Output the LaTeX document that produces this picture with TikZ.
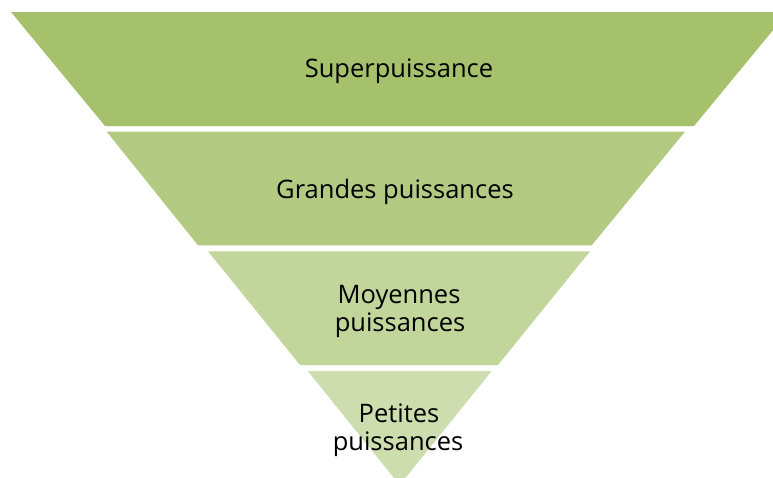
\documentclass[tikz,border=0pt]{standalone}
\usepackage{fontspec}
\setmainfont{Open Sans}
\definecolor{bandA}{HTML}{A6C16C}
\definecolor{bandB}{HTML}{B3CA82}
\definecolor{bandC}{HTML}{C2D59A}
\definecolor{bandD}{HTML}{CEDDAD}
\begin{document}
\begin{tikzpicture}[x=1pt,y=-1pt,
  lbl/.style={font=\fontsize{25.5}{28}\selectfont, text=black, align=center, anchor=base, inner sep=0pt}]
\useasboundingbox (0,0) rectangle (773,477);
\fill[white] (0,0) rectangle (773,477);
\begin{scope}
\clip (0,0) rectangle (773,477);
\fill[bandA] (11,12) -- (788,12) -- (694,126) -- (105,126) -- cycle;
\fill[bandB] (106.7,131.7) -- (685,131.7) -- (591.7,245.3) -- (198,245.3) -- cycle;
\fill[bandC] (208,251.3) -- (590,251.3) -- (498,365) -- (300,365) -- cycle;
\fill[bandD] (307.7,371) -- (491.7,371) -- (399.7,485) -- cycle;
\end{scope}
\node[lbl] (t1) at (399,77) {Superpuissance};
\node[lbl] (t2) at (395,198) {Grandes puissances};
\node[lbl] (t3a) at (399,303) {Moyennes};
\node[lbl] (t3b) at (400,331) {puissances};
\node[lbl] (t4a) at (399,422) {Petites};
\node[lbl] (t4b) at (398,450) {puissances};
\end{tikzpicture}
\end{document}
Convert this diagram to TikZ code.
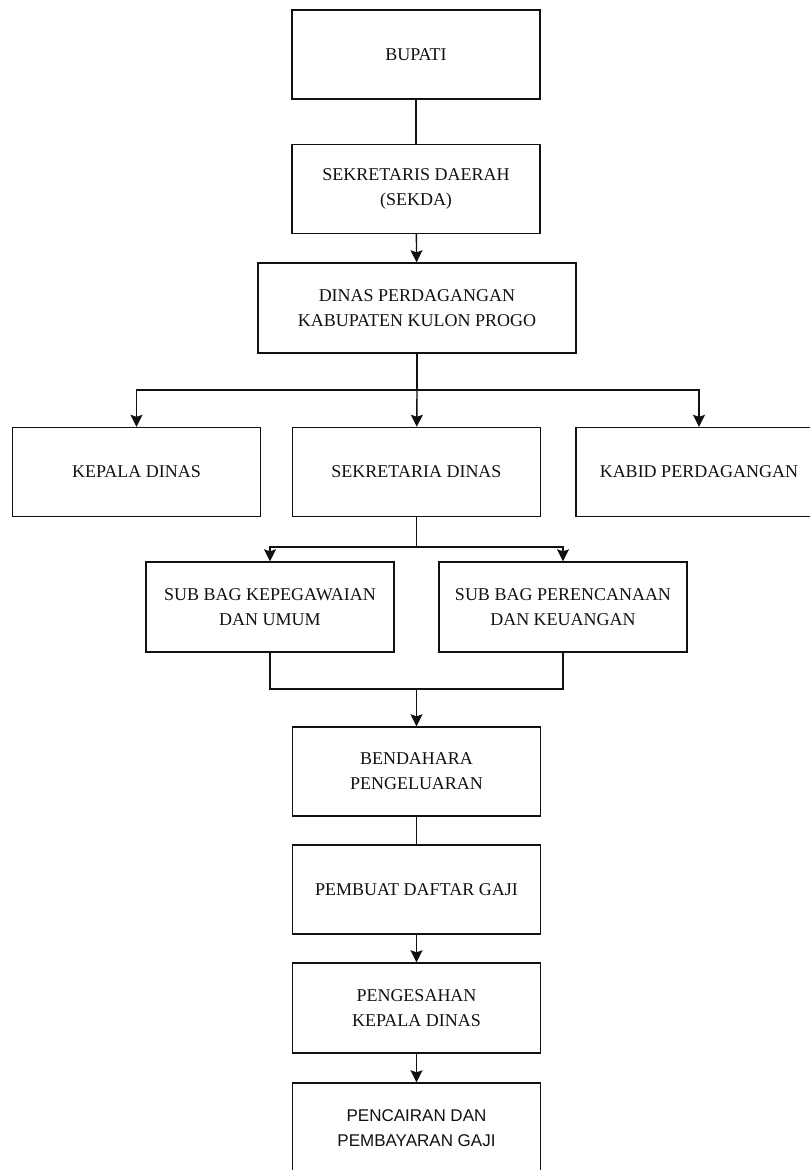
\documentclass[tikz,border=0pt]{standalone}
\usepackage{fontspec}
\setmainfont{Liberation Serif}
\newfontfamily\boxsans{Liberation Sans}
\usepackage{tikz}
\usetikzlibrary{arrows.meta,positioning}
\definecolor{ink}{HTML}{111111}

\begin{document}
\begin{tikzpicture}[
  x=1pt,
  y=-1pt,
  unit/.style={
    rectangle,draw=ink,line width=1.4pt,fill=white,
    minimum width=248pt,minimum height=89pt,inner sep=2pt,
    align=center,text=ink,font=\fontsize{18}{25}\selectfont
  },
  widebox/.style={unit,minimum width=318pt,minimum height=90pt},
  link/.style={draw=ink,line width=1.4pt},
  flow/.style={
    link,-{Stealth[length=12pt,width=12pt,inset=2pt]}
  }
]
  \useasboundingbox (0,0) rectangle (810,1170);

  % Top of the chain
  \node[unit] (bupati) at (416,54.5) {BUPATI};
  \node[unit] (sekda) at (416,189) {SEKRETARIS DAERAH\\(SEKDA)};
  \node[widebox] (dinas) at (417,308) {DINAS PERDAGANGAN\\KABUPATEN KULON PROGO};
  \draw[link] (bupati) -- (sekda);
  \draw[flow] (sekda) -- (dinas);

  % Three units under the dinas
  \node[unit] (kepala) at (136.5,472) {KEPALA DINAS};
  \node[unit] (sekretaria) at (416.5,472) {SEKRETARIA DINAS};
  \node[unit,minimum width=246pt] (kabid) at (699,472) {KABID PERDAGANGAN};
  \coordinate (bus) at (417,390);
  \draw[link] (dinas) -- (bus);
  \draw[flow] (bus) -| (kepala);
  \draw[flow] (bus) -- (sekretaria);
  \draw[flow] (bus) -| (kabid);

  % Sub bagian
  \node[unit,minimum height=90pt] (subkep) at (270,607) {SUB BAG KEPEGAWAIAN\\DAN UMUM};
  \node[unit,minimum height=90pt] (subren) at (563,607) {SUB BAG PERENCANAAN\\DAN KEUANGAN};
  \coordinate (subbus) at (416.5,547);
  \draw[link] (sekretaria) -- (subbus);
  \draw[flow] (subbus) -| (subkep);
  \draw[flow] (subbus) -| (subren);

  % Payroll chain
  \node[unit] (bendahara) at (416.5,771.5) {BENDAHARA\\PENGELUARAN};
  \node[unit] (pembuat) at (416.5,889.5) {PEMBUAT DAFTAR GAJI};
  \node[unit,minimum height=90pt] (pengesahan) at (416.5,1008) {PENGESAHAN\\KEPALA DINAS};
  \node[unit,minimum height=90pt,font=\boxsans\fontsize{17}{25}\selectfont] (pencairan) at (416.5,1128)
    {PENCAIRAN DAN\\PEMBAYARAN GAJI};
  \coordinate (merge) at (416.5,689);
  \draw[link] (subkep) |- (merge) -| (subren);
  \draw[flow] (merge) -- (bendahara);
  \draw[link] (bendahara) -- (pembuat);
  \draw[flow] (pembuat) -- (pengesahan);
  \draw[flow] (pengesahan) -- (pencairan);
\end{tikzpicture}
\end{document}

========

■ PROBLEM TO WORK ON
Reproduce every entry word for word, but skip any pictures.

■ EXPECTED ANSWER
Output the LaTeX document that produces this picture with TikZ.
\documentclass[tikz,border=0pt]{standalone}
\usepackage{fontspec}
\setmainfont{Open Sans}
\definecolor{bandA}{HTML}{A6C16C}
\definecolor{bandB}{HTML}{B3CA82}
\definecolor{bandC}{HTML}{C2D59A}
\definecolor{bandD}{HTML}{CEDDAD}
\begin{document}
\begin{tikzpicture}[x=1pt,y=-1pt,
  lbl/.style={font=\fontsize{25.5}{28}\selectfont, text=black, align=center, anchor=base, inner sep=0pt}]
\useasboundingbox (0,0) rectangle (773,477);
\fill[white] (0,0) rectangle (773,477);
\begin{scope}
\clip (0,0) rectangle (773,477);
\fill[bandA] (11,12) -- (788,12) -- (694,126) -- (105,126) -- cycle;
\fill[bandB] (106.7,131.7) -- (685,131.7) -- (591.7,245.3) -- (198,245.3) -- cycle;
\fill[bandC] (208,251.3) -- (590,251.3) -- (498,365) -- (300,365) -- cycle;
\fill[bandD] (307.7,371) -- (491.7,371) -- (399.7,485) -- cycle;
\end{scope}
\node[lbl] (t1) at (399,77) {Superpuissance};
\node[lbl] (t2) at (395,198) {Grandes puissances};
\node[lbl] (t3a) at (399,303) {Moyennes};
\node[lbl] (t3b) at (400,331) {puissances};
\node[lbl] (t4a) at (399,422) {Petites};
\node[lbl] (t4b) at (398,450) {puissances};
\end{tikzpicture}
\end{document}
Convert this diagram to TikZ code.
\documentclass[tikz,border=0pt]{standalone}
\usepackage{fontspec}
\setmainfont{Liberation Serif}
\newfontfamily\boxsans{Liberation Sans}
\usepackage{tikz}
\usetikzlibrary{arrows.meta,positioning}
\definecolor{ink}{HTML}{111111}

\begin{document}
\begin{tikzpicture}[
  x=1pt,
  y=-1pt,
  unit/.style={
    rectangle,draw=ink,line width=1.4pt,fill=white,
    minimum width=248pt,minimum height=89pt,inner sep=2pt,
    align=center,text=ink,font=\fontsize{18}{25}\selectfont
  },
  widebox/.style={unit,minimum width=318pt,minimum height=90pt},
  link/.style={draw=ink,line width=1.4pt},
  flow/.style={
    link,-{Stealth[length=12pt,width=12pt,inset=2pt]}
  }
]
  \useasboundingbox (0,0) rectangle (810,1170);

  % Top of the chain
  \node[unit] (bupati) at (416,54.5) {BUPATI};
  \node[unit] (sekda) at (416,189) {SEKRETARIS DAERAH\\(SEKDA)};
  \node[widebox] (dinas) at (417,308) {DINAS PERDAGANGAN\\KABUPATEN KULON PROGO};
  \draw[link] (bupati) -- (sekda);
  \draw[flow] (sekda) -- (dinas);

  % Three units under the dinas
  \node[unit] (kepala) at (136.5,472) {KEPALA DINAS};
  \node[unit] (sekretaria) at (416.5,472) {SEKRETARIA DINAS};
  \node[unit,minimum width=246pt] (kabid) at (699,472) {KABID PERDAGANGAN};
  \coordinate (bus) at (417,390);
  \draw[link] (dinas) -- (bus);
  \draw[flow] (bus) -| (kepala);
  \draw[flow] (bus) -- (sekretaria);
  \draw[flow] (bus) -| (kabid);

  % Sub bagian
  \node[unit,minimum height=90pt] (subkep) at (270,607) {SUB BAG KEPEGAWAIAN\\DAN UMUM};
  \node[unit,minimum height=90pt] (subren) at (563,607) {SUB BAG PERENCANAAN\\DAN KEUANGAN};
  \coordinate (subbus) at (416.5,547);
  \draw[link] (sekretaria) -- (subbus);
  \draw[flow] (subbus) -| (subkep);
  \draw[flow] (subbus) -| (subren);

  % Payroll chain
  \node[unit] (bendahara) at (416.5,771.5) {BENDAHARA\\PENGELUARAN};
  \node[unit] (pembuat) at (416.5,889.5) {PEMBUAT DAFTAR GAJI};
  \node[unit,minimum height=90pt] (pengesahan) at (416.5,1008) {PENGESAHAN\\KEPALA DINAS};
  \node[unit,minimum height=90pt,font=\boxsans\fontsize{17}{25}\selectfont] (pencairan) at (416.5,1128)
    {PENCAIRAN DAN\\PEMBAYARAN GAJI};
  \coordinate (merge) at (416.5,689);
  \draw[link] (subkep) |- (merge) -| (subren);
  \draw[flow] (merge) -- (bendahara);
  \draw[link] (bendahara) -- (pembuat);
  \draw[flow] (pembuat) -- (pengesahan);
  \draw[flow] (pengesahan) -- (pencairan);
\end{tikzpicture}
\end{document}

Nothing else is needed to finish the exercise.